O panorama da inteligência artificial (IA) na América Latina é promissor, mas a região ainda apresenta uma baixa capacitação nessa tecnologia, afirma a vice-presidente do Google Hispanoamérica, Adriana Noreña, em entrevista à AFP no México.
De visita ao país por ocasião dos 20 anos do Google México, Noreña expôs os planos do gigante para desenvolver a IA na América Latina e sua visão sobre questões como regulação e compensação financeira aos meios de comunicação dos quais suas ferramentas se nutrem.
– Qual é o panorama da América Latina em IA?
Segundo estudos sobre a adoção da IA na América Latina, 48% das pessoas e 56% das empresas já a estão utilizando. Está próximo dos Estados Unidos, um ou dois pontos percentuais de diferença, o mesmo em relação à Europa.
Um estudo da Ipsos demonstra que 70% dos latino-americanos — em particular no Chile e no México — estão muito otimistas com os benefícios que ela pode trazer.
A IA, para funcionar, precisa de dados massivos e aqui há um grande universo de pessoas que vai alimentar essas ferramentas. É muito animador.
– Quais são os desafios?
A falta de capacitação, de gente pronta para trabalhar com IA. O Fórum Econômico Mundial diz que um em cada seis trabalhadores terá que ser recapacitado até 2027. Temos uma escassez de talento impressionante.
Estamos fazendo muitos esforços, como o “Crece con Google” (Cresça com Google, tradução livre), uma iniciativa para que as pessoas se capacitem (que já concedeu 88 mil bolsas na América Latina). No México estamos destinando dois milhões de dólares a uma ONG para capacitar 60 mil estudantes em comunidades vulneráveis.
– Como encaram os pedidos por mais regulação?
A IA é tão transformadora que não pode deixar de ser regulada, caso contrário pode se tornar uma ferramenta para o mal. É preciso haver uma equipe em que estejam governo e setor privado, e que sejam criadas leis que sigam em prol do melhor. Sempre vamos favorecer e proteger, acima de tudo, a privacidade.
Temos sete plataformas que são usadas diariamente por 2 bilhões de pessoas. Se cometemos erros, estamos afetando a vida dessas pessoas. Nossas equipes estão trabalhando para que essa regulação seja robusta, responsável, mas que não limite a inovação.
– Como colaboram com organizações locais contra a desinformação?
O primeiro passo é alimentar as ferramentas de IA com o que é bom e o que não é, para que elas façam a checagem de fatos automaticamente. Nosso objetivo, desde o início, foi que o buscador trouxesse informação fidedigna.

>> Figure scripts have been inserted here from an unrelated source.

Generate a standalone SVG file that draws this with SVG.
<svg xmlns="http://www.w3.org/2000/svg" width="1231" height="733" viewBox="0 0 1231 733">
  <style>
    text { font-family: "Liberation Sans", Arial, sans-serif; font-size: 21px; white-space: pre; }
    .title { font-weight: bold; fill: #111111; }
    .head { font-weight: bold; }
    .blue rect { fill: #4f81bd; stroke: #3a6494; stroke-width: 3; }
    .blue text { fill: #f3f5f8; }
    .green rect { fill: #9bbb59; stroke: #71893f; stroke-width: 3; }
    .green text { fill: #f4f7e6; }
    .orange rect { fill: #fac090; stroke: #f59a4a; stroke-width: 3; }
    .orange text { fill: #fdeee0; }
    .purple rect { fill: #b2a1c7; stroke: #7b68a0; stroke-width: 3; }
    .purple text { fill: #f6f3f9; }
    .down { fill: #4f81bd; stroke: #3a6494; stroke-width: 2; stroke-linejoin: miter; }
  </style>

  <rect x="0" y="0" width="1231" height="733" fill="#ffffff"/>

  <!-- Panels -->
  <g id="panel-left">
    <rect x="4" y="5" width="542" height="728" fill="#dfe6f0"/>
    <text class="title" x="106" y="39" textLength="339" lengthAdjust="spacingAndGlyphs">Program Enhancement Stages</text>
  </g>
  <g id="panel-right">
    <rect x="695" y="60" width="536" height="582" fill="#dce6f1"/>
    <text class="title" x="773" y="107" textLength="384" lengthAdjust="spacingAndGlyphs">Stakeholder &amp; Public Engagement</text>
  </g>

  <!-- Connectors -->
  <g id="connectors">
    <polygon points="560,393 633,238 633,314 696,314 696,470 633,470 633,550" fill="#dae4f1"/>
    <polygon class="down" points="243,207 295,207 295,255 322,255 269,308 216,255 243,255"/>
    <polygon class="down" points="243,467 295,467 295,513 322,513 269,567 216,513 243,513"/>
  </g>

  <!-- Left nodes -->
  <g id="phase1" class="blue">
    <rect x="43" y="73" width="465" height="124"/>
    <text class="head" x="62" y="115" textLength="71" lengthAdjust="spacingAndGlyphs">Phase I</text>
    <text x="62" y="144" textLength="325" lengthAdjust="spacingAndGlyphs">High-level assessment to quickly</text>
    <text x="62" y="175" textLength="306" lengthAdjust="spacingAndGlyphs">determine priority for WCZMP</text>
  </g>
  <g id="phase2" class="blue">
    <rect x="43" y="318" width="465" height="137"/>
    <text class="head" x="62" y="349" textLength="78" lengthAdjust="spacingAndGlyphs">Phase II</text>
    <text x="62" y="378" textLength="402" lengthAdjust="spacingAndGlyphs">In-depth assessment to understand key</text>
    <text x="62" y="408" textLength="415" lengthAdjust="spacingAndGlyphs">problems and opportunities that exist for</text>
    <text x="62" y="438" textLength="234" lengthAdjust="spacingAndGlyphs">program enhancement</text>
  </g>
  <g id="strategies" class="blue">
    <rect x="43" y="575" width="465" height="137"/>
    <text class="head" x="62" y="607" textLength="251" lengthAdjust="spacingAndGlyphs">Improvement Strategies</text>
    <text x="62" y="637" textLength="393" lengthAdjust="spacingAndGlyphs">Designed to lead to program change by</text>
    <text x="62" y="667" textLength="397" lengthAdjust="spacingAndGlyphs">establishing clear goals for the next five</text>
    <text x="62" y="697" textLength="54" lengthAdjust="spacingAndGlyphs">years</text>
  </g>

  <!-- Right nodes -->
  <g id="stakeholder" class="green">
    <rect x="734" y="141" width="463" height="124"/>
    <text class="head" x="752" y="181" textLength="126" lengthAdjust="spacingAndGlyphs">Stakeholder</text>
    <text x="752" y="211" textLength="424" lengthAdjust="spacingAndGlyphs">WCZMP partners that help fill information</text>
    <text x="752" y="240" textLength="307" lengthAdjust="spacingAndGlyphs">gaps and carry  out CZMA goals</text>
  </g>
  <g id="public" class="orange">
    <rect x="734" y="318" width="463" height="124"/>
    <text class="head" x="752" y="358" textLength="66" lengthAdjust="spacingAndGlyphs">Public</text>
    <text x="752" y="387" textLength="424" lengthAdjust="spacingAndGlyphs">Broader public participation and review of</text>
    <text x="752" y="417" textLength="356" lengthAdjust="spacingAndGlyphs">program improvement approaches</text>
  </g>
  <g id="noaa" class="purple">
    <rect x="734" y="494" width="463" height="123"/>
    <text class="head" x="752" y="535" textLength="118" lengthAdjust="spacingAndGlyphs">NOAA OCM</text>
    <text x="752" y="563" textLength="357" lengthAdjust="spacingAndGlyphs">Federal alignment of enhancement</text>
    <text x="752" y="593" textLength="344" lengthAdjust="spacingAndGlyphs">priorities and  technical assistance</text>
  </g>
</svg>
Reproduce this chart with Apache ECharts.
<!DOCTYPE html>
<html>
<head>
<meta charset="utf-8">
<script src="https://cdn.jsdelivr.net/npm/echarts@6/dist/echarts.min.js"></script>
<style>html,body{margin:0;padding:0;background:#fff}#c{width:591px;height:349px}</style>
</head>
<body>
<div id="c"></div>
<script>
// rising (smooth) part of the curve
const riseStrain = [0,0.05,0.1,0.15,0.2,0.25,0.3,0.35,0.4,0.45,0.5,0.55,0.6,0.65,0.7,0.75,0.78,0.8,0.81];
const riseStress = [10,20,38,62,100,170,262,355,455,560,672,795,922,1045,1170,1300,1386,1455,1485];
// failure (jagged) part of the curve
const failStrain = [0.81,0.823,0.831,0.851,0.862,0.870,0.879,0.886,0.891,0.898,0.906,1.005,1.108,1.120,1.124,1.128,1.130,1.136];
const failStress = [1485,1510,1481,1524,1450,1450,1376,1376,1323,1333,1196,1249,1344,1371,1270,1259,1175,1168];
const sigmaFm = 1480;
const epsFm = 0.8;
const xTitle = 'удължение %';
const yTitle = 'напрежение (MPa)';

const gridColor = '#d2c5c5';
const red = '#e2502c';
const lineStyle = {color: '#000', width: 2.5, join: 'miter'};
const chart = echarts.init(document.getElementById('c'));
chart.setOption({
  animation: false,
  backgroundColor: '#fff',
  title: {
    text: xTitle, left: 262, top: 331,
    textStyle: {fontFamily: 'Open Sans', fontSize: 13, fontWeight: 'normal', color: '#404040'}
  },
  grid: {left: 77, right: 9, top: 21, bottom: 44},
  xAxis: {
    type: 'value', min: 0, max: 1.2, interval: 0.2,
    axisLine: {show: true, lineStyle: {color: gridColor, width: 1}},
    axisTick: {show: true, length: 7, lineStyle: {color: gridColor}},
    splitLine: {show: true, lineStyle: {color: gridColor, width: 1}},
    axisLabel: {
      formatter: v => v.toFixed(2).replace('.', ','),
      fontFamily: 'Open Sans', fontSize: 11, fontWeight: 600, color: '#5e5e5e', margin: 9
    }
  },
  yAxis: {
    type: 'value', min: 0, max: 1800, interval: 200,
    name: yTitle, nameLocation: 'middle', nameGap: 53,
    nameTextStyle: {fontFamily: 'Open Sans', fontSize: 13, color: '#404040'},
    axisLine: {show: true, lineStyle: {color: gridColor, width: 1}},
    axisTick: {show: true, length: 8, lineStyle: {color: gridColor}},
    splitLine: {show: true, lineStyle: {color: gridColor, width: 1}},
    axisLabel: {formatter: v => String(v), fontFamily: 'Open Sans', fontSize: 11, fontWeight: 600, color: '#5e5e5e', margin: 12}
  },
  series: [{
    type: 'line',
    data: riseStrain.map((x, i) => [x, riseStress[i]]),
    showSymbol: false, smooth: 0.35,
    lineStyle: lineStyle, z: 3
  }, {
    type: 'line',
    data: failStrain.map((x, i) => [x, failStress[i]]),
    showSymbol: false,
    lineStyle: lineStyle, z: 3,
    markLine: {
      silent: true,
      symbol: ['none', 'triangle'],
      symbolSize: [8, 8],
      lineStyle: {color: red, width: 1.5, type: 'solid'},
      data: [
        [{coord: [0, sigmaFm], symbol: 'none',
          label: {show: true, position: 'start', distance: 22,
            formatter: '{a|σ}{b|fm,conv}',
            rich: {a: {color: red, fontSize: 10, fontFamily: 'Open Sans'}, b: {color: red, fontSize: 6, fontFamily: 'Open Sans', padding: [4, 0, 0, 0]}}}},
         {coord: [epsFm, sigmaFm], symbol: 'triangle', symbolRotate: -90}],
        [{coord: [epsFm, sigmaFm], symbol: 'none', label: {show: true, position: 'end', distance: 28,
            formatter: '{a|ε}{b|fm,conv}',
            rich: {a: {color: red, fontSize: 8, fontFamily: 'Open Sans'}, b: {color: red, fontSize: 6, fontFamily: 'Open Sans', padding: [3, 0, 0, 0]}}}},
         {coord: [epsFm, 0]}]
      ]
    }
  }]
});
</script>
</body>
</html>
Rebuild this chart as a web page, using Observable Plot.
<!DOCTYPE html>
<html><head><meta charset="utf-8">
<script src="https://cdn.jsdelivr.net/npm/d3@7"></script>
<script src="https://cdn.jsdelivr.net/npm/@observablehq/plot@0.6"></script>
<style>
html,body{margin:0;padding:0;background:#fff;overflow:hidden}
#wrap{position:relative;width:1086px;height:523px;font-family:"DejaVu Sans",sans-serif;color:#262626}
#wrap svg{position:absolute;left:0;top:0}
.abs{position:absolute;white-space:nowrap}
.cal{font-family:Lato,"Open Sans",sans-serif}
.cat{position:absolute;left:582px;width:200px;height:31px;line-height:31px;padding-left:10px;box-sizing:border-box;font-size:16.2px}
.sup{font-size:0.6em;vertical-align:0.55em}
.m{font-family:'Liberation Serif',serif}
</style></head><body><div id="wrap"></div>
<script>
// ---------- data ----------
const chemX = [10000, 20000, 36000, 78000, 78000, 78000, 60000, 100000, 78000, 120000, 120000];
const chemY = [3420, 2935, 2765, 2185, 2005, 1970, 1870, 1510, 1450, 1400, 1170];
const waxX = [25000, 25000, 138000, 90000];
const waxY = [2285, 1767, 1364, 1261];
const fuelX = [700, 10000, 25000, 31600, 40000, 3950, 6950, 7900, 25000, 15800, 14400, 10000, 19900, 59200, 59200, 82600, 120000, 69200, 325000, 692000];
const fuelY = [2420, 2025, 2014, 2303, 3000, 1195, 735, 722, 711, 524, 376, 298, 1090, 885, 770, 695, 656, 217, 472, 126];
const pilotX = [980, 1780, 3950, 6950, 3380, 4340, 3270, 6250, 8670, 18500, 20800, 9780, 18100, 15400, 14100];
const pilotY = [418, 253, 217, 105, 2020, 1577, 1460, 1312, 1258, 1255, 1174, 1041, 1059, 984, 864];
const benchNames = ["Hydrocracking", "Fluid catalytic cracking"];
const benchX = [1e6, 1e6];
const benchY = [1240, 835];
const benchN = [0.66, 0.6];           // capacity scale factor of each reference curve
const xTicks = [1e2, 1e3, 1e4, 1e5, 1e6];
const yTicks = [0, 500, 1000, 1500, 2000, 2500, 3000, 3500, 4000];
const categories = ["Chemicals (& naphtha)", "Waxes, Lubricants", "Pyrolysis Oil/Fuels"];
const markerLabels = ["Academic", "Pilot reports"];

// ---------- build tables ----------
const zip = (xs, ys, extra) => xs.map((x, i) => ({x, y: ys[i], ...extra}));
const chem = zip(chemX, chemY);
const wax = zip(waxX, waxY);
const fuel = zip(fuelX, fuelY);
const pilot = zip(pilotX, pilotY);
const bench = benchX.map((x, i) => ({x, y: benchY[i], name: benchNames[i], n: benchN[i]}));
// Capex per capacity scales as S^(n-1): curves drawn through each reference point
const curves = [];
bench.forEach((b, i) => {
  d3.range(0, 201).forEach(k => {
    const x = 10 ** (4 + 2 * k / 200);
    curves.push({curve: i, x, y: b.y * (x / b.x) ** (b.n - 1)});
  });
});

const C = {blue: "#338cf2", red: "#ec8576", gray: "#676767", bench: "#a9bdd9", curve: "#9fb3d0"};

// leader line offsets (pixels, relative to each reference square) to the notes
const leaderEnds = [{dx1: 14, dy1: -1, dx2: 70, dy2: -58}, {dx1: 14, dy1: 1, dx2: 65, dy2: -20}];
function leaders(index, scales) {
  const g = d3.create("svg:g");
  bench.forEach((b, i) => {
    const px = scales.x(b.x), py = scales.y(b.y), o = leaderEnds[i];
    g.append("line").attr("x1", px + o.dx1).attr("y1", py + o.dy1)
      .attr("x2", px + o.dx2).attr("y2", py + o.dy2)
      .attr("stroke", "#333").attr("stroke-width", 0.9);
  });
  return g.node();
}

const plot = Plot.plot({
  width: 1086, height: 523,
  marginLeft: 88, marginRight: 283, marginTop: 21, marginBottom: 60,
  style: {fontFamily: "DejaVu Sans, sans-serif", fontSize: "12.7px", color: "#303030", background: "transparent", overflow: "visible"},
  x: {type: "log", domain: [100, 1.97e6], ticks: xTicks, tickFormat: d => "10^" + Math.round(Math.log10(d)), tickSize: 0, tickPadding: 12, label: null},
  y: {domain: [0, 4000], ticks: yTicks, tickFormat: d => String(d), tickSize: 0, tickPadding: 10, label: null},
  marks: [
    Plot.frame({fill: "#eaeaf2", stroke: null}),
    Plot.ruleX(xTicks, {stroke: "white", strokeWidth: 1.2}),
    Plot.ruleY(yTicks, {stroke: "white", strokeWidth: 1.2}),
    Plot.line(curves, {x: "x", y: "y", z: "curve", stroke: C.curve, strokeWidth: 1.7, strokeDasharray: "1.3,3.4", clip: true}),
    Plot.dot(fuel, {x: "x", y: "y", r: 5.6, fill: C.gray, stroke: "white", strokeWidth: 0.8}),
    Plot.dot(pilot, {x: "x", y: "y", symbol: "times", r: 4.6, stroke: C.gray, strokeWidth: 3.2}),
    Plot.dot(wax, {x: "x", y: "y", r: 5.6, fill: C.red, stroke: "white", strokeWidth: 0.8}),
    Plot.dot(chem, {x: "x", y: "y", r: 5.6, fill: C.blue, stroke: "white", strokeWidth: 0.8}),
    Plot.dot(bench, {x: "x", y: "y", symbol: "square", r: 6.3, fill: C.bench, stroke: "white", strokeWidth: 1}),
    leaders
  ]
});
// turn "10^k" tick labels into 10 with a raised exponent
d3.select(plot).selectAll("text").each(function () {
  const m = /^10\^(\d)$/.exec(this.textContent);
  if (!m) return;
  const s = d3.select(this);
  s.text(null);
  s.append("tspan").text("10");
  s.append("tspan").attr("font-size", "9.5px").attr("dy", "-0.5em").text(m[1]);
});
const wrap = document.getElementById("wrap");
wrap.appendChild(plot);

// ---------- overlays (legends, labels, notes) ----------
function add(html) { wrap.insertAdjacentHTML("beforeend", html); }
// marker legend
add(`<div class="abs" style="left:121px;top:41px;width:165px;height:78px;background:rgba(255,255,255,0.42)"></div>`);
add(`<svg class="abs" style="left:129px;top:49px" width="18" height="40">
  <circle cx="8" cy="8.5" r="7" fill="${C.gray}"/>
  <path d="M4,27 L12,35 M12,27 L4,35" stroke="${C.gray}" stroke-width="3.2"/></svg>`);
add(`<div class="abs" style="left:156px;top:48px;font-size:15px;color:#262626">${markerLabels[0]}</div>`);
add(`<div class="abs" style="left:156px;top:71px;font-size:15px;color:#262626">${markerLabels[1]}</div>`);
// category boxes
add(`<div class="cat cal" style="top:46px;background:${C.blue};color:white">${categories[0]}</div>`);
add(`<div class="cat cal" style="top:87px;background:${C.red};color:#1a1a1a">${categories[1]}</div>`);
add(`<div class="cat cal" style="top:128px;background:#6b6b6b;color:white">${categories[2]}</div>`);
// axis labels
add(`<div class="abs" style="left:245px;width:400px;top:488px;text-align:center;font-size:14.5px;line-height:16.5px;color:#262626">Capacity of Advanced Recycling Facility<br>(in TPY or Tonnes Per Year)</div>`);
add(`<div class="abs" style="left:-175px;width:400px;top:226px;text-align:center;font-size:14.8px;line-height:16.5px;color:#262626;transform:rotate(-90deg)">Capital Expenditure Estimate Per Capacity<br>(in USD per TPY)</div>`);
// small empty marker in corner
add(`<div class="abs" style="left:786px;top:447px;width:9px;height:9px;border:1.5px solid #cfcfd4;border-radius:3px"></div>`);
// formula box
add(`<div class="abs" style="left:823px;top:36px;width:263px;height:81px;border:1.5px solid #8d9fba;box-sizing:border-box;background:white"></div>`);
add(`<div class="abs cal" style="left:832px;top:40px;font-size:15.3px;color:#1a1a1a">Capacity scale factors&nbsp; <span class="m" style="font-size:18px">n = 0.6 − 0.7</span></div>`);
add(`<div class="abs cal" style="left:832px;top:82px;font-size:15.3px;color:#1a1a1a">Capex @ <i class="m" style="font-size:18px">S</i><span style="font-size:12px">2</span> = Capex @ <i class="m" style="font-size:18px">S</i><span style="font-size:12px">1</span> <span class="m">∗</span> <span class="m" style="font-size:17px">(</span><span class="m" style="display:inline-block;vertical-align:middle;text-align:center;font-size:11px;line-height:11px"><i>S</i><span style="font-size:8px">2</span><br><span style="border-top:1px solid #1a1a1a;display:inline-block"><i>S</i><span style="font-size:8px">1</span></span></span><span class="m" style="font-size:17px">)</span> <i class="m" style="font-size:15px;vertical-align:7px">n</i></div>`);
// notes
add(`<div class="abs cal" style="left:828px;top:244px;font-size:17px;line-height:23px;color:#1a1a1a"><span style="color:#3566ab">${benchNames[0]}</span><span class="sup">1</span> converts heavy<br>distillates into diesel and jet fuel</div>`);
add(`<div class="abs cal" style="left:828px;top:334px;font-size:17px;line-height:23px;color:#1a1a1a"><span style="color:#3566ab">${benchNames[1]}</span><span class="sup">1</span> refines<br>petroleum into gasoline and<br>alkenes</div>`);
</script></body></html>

No México lançamos o AI Mode (para buscas em espanhol). Ele faz resumos citando as fontes que já foram verificadas pelos motores de IA do Google. Colaboramos com entidades como a AFP para nos ajudar a alimentar essa informação.
– O que fazem para compensar os meios de comunicação, cujos conteúdos nutrem a IA?
O principal “ativo” é levar tráfego aos meios, por isso estão sendo colocados links nos resultados de busca.
Há programas de educação para que os meios possam monetizar seus conteúdos por meio de publicidade, e também fizemos parcerias com mais de 2.800 meios no mundo para que seus jornalistas usem as ferramentas de maneira eficiente.
– Mas muitas vezes o usuário fica com os resumos da IA e não gera tráfego para os sites dos meios?
Não foi nossa observação que esse tráfego tenha diminuído, ele se manteve equilibrado. As buscas são mais longas e informadas. Foi enviado mais tráfego de qualidade a esses meios.
– O que opina da iniciativa de Direitos Afins para que plataformas como o Google compensem financeiramente esses meios?
Acreditamos que nossa contribuição é levar tráfego para que eles se nutram e possam rentabilizar seus sites com publicidade.
– Sobre as acusações de monopólio publicitário, o que seria justo para o Google nessa repartição?
Primeiro, que os usuários tenham liberdade de consultar onde quiserem e acessem os conteúdos que considerarem relevantes. E, segundo, que a publicidade seja suficientemente boa para dar retorno às empresas. Se uma plataforma — seja do Google ou de outro — oferecer o retorno de investimento que a empresa precisa, para mim isso é o correto.
– Há previsão de construção de centros de dados e qual é a estratégia para mitigar seu impacto ambiental?
Temos dois na América Latina. Um está quase concluído no Uruguai, e o outro em Quilicura, no Chile.
Nosso objetivo é que muito em breve sejam autossustentáveis e livres de emissões.
– O que fazem para evitar que a IA perpetue vieses em uma região com tanta desigualdade?
Há equipes multidisciplinares dedicadas a testar essas ferramentas para verificar se não apresentam vieses. E contamos muito com que os usuários nos ajudem.
Provavelmente haverá coisas que nos escapem, mas vamos corrigir.